The central limit theorem states that, if $ X $ is a random variable with finite variance and $ \{ X_{n} \}_{n=1}^{+\infty} $ is a sequence of independent random variables identically distributed like $ X $, then

\begin{equation} Z_{n} = {\frac{{\overline{X}}_{n}-E(X)}{\sqrt{var(X)/n}}}\ \xrightarrow{d}\ N(0,1), \end{equation}

where $ {\overline{X}}_{n} = {\frac{1}{n}} \sum_{j=1}^{n} X_{j} $ and $ \xrightarrow{d} $ means convergence in distribution. In this case, this means that the cdf of $ Z_{n} $ converges pointwise everywhere to the cdf of a $ N(0,1) $ as $ n \to +\infty $.

Suppose moreover that $ X_{n} $ is absolutely continuous for all $ n \geq 1 $. Then $ Z_{n} $ is absolutely continuous for all $ n \geq 1 $.

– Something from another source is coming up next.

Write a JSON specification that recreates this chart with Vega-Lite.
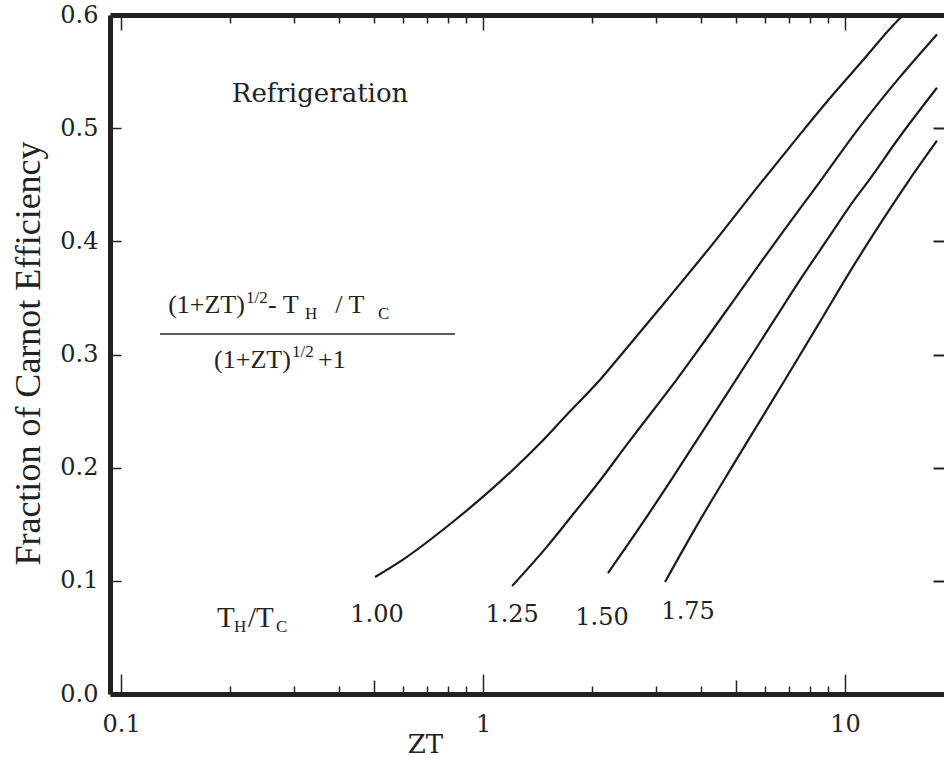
{
  "$schema": "https://vega.github.io/schema/vega-lite/v6.json",
  "width": 834,
  "height": 679,
  "autosize": "none",
  "padding": {"left": 110, "top": 15, "right": 0, "bottom": 64},
  "background": "white",
  "config": {
    "view": {"stroke": null},
    "font": "DejaVu Serif",
    "text": {"font": "DejaVu Serif", "color": "#222"},
    "axis": {"grid": false, "domainColor": "#222", "tickColor": "#222", "labelColor": "#222", "titleColor": "#222", "labelFont": "DejaVu Serif", "titleFont": "DejaVu Serif", "titleFontWeight": "normal"}
  },
  "datasets": {
    "curves": [
      {"curve": "1.00", "zt": 0.503, "eff": 0.1034},
      {"curve": "1.00", "zt": 0.601, "eff": 0.1188},
      {"curve": "1.00", "zt": 0.826, "eff": 0.1522},
      {"curve": "1.00", "zt": 1.066, "eff": 0.1821},
      {"curve": "1.00", "zt": 1.437, "eff": 0.2215},
      {"curve": "1.00", "zt": 1.706, "eff": 0.2470},
      {"curve": "1.00", "zt": 2.105, "eff": 0.2777},
      {"curve": "1.00", "zt": 2.499, "eff": 0.3060},
      {"curve": "1.00", "zt": 3.223, "eff": 0.3484},
      {"curve": "1.00", "zt": 4.430, "eff": 0.4024},
      {"curve": "1.00", "zt": 5.824, "eff": 0.4508},
      {"curve": "1.00", "zt": 7.510, "eff": 0.4945},
      {"curve": "1.00", "zt": 9.266, "eff": 0.5297},
      {"curve": "1.00", "zt": 11.21, "eff": 0.5600},
      {"curve": "1.00", "zt": 13.92, "eff": 0.5945},
      {"curve": "1.00", "zt": 14.5, "eff": 0.6000},
      {"curve": "1.25", "zt": 1.203, "eff": 0.0954},
      {"curve": "1.25", "zt": 1.502, "eff": 0.1302},
      {"curve": "1.25", "zt": 1.773, "eff": 0.1588},
      {"curve": "1.25", "zt": 2.105, "eff": 0.1887},
      {"curve": "1.25", "zt": 2.499, "eff": 0.2206},
      {"curve": "1.25", "zt": 2.949, "eff": 0.2505},
      {"curve": "1.25", "zt": 3.435, "eff": 0.2783},
      {"curve": "1.25", "zt": 4.157, "eff": 0.3148},
      {"curve": "1.25", "zt": 4.905, "eff": 0.3470},
      {"curve": "1.25", "zt": 5.824, "eff": 0.3805},
      {"curve": "1.25", "zt": 6.742, "eff": 0.4086},
      {"curve": "1.25", "zt": 8.530, "eff": 0.4528},
      {"curve": "1.25", "zt": 10.79, "eff": 0.4978},
      {"curve": "1.25", "zt": 14.19, "eff": 0.5453},
      {"curve": "1.25", "zt": 17.95, "eff": 0.5829},
      {"curve": "1.50", "zt": 2.215, "eff": 0.1069},
      {"curve": "1.50", "zt": 2.715, "eff": 0.1478},
      {"curve": "1.50", "zt": 3.348, "eff": 0.1917},
      {"curve": "1.50", "zt": 3.976, "eff": 0.2286},
      {"curve": "1.50", "zt": 5.064, "eff": 0.2805},
      {"curve": "1.50", "zt": 6.326, "eff": 0.3288},
      {"curve": "1.50", "zt": 7.656, "eff": 0.3699},
      {"curve": "1.50", "zt": 8.918, "eff": 0.4012},
      {"curve": "1.50", "zt": 10.52, "eff": 0.4350},
      {"curve": "1.50", "zt": 11.72, "eff": 0.4552},
      {"curve": "1.50", "zt": 13.92, "eff": 0.4891},
      {"curve": "1.50", "zt": 17.95, "eff": 0.5357},
      {"curve": "1.75", "zt": 3.183, "eff": 0.0990},
      {"curve": "1.75", "zt": 3.976, "eff": 0.1536},
      {"curve": "1.75", "zt": 4.905, "eff": 0.2022},
      {"curve": "1.75", "zt": 5.824, "eff": 0.2414},
      {"curve": "1.75", "zt": 6.829, "eff": 0.2777},
      {"curve": "1.75", "zt": 8.371, "eff": 0.3246},
      {"curve": "1.75", "zt": 10.32, "eff": 0.3733},
      {"curve": "1.75", "zt": 11.95, "eff": 0.4057},
      {"curve": "1.75", "zt": 14.93, "eff": 0.4526},
      {"curve": "1.75", "zt": 17.95, "eff": 0.4889}
    ],
    "curveLabels": [
      {"t": "1.00", "zt": 0.5096, "eff": 0.0698},
      {"t": "1.25", "zt": 1.203, "eff": 0.0698},
      {"t": "1.50", "zt": 2.132, "eff": 0.0672},
      {"t": "1.75", "zt": 3.685, "eff": 0.0725}
    ],
    "formulaText": [
      {"t": "(1+ZT)", "zt": 0.1349, "eff": 0.3367},
      {"t": "- T", "zt": 0.2547, "eff": 0.3367},
      {"t": "/  T", "zt": 0.3903, "eff": 0.3367},
      {"t": "(1+ZT)", "zt": 0.1807, "eff": 0.2881},
      {"t": "+1", "zt": 0.3501, "eff": 0.2881}
    ],
    "ratioText": [
      {"t": "T", "zt": 0.1842, "eff": 0.0592},
      {"t": "/T", "zt": 0.2243, "eff": 0.0592}
    ],
    "smallText": [
      {"t": "1/2", "zt": 0.2214, "eff": 0.3455},
      {"t": "H", "zt": 0.3223, "eff": 0.3314},
      {"t": "C", "zt": 0.5129, "eff": 0.3314},
      {"t": "1/2", "zt": 0.2968, "eff": 0.2978},
      {"t": "H", "zt": 0.2052, "eff": 0.0548},
      {"t": "C", "zt": 0.2680, "eff": 0.0548}
    ],
    "heading": [
      {"t": "Refrigeration", "zt": 0.3546, "eff": 0.5231}
    ],
    "fractionBar": [
      {"zt": 0.1281, "zt2": 0.8369, "eff": 0.3181}
    ]
  },
  "resolve": {"axis": {"x": "independent", "y": "independent"}},
  "layer": [
    {
      "data": {"name": "curves"},
      "mark": {"type": "line", "color": "#1c1c1c", "strokeWidth": 2.2, "interpolate": "monotone", "clip": true},
      "encoding": {
        "x": {
          "field": "zt", "type": "quantitative",
          "scale": {"type": "log", "domain": [0.0932, 18.77], "nice": false},
          "axis": {
            "orient": "bottom",
            "values": [0.1, 0.2, 0.3, 0.4, 0.5, 0.6, 0.7, 0.8, 0.9, 1, 2, 3, 4, 5, 6, 7, 8, 9, 10],
            "format": "~g",
            "labelExpr": "datum.value == 0.1 || datum.value == 1 || datum.value == 10 ? datum.label : ''",
            "tickSize": {"condition": [{"test": "datum.value == 0.1 || datum.value == 1 || datum.value == 10", "value": -20}, {"test": "datum.value == 0.5 || datum.value == 5", "value": -14}], "value": -8},
            "tickWidth": 1.5,
            "domainWidth": 5,
            "labelFontSize": 24,
            "labelPadding": 38,
            "title": "ZT",
            "titleFontSize": 26,
            "titleX": 315,
            "titleY": 63,
            "titleAlign": "center",
            "titleBaseline": "bottom"
          }
        },
        "y": {
          "field": "eff", "type": "quantitative",
          "scale": {"domain": [0, 0.6], "nice": false},
          "axis": {
            "orient": "left",
            "values": [0, 0.1, 0.2, 0.3, 0.4, 0.5, 0.6],
            "format": ".1f",
            "tickSize": -11,
            "tickWidth": 1.5,
            "domainWidth": 5,
            "labelFontSize": 24,
            "labelPadding": 23,
            "title": "Fraction of Carnot Efficiency",
            "titleFont": "Liberation Serif",
            "titleFontSize": 36,
            "titleX": -82,
            "titleY": 338,
            "titleAngle": -90,
            "titleAlign": "center",
            "titleBaseline": "middle"
          }
        },
        "detail": {"field": "curve"}
      }
    },
    {
      "data": {"name": "curveLabels"},
      "mark": {"type": "text", "fontSize": 24, "align": "center", "baseline": "middle"},
      "encoding": {
        "x": {
          "field": "zt", "type": "quantitative",
          "scale": {"type": "log", "domain": [0.0932, 18.77], "nice": false},
          "axis": {
            "orient": "top",
            "values": [0.1, 0.2, 0.3, 0.4, 0.5, 0.6, 0.7, 0.8, 0.9, 1, 2, 3, 4, 5, 6, 7, 8, 9, 10],
            "labels": false,
            "title": null,
            "domainWidth": 5,
            "tickSize": {"condition": {"test": "datum.value == 0.1 || datum.value == 1 || datum.value == 10", "value": -15}, "value": -8},
            "tickWidth": 1.5
          }
        },
        "y": {
          "field": "eff", "type": "quantitative",
          "scale": {"domain": [0, 0.6], "nice": false},
          "axis": {
            "orient": "right",
            "values": [0.1, 0.2, 0.3, 0.4, 0.5],
            "labels": false,
            "title": null,
            "domain": false,
            "tickSize": -11,
            "tickWidth": 2
          }
        },
        "text": {"field": "t"}
      }
    },
    {
      "data": {"name": "formulaText"},
      "mark": {"type": "text", "font": "Liberation Serif", "fontSize": 26, "align": "left", "baseline": "alphabetic"},
      "encoding": {
        "x": {"field": "zt", "type": "quantitative", "scale": {"type": "log", "domain": [0.0932, 18.77], "nice": false}, "axis": null},
        "y": {"field": "eff", "type": "quantitative", "scale": {"domain": [0, 0.6], "nice": false}, "axis": null},
        "text": {"field": "t"}
      }
    },
    {
      "data": {"name": "ratioText"},
      "mark": {"type": "text", "font": "Liberation Serif", "fontSize": 29, "align": "left", "baseline": "alphabetic"},
      "encoding": {
        "x": {"field": "zt", "type": "quantitative", "scale": {"type": "log", "domain": [0.0932, 18.77], "nice": false}, "axis": null},
        "y": {"field": "eff", "type": "quantitative", "scale": {"domain": [0, 0.6], "nice": false}, "axis": null},
        "text": {"field": "t"}
      }
    },
    {
      "data": {"name": "smallText"},
      "mark": {"type": "text", "font": "Liberation Serif", "fontSize": 17, "align": "left", "baseline": "alphabetic"},
      "encoding": {
        "x": {"field": "zt", "type": "quantitative", "scale": {"type": "log", "domain": [0.0932, 18.77], "nice": false}, "axis": null},
        "y": {"field": "eff", "type": "quantitative", "scale": {"domain": [0, 0.6], "nice": false}, "axis": null},
        "text": {"field": "t"}
      }
    },
    {
      "data": {"name": "heading"},
      "mark": {"type": "text", "fontSize": 26, "align": "center", "baseline": "alphabetic"},
      "encoding": {
        "x": {"field": "zt", "type": "quantitative", "scale": {"type": "log", "domain": [0.0932, 18.77], "nice": false}, "axis": null},
        "y": {"field": "eff", "type": "quantitative", "scale": {"domain": [0, 0.6], "nice": false}, "axis": null},
        "text": {"field": "t"}
      }
    },
    {
      "data": {"name": "fractionBar"},
      "mark": {"type": "rule", "color": "#222", "strokeWidth": 1.6},
      "encoding": {
        "x": {"field": "zt", "type": "quantitative", "scale": {"type": "log", "domain": [0.0932, 18.77], "nice": false}, "axis": null},
        "x2": {"field": "zt2"},
        "y": {"field": "eff", "type": "quantitative", "scale": {"domain": [0, 0.6], "nice": false}, "axis": null}
      }
    }
  ]
}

My question is: what are examples of sequences $ \{ X_{n} \}_{n=1}^{+\infty} $, described as above, such that the pdf of $ Z_{n} $ doesn't converge pointwise to the pdf of a $ N(0,1) $ as $ n \to +\infty $, not even almost everywhere (w.r.t. the Lebesgue measure on $ \mathbb{R} $)?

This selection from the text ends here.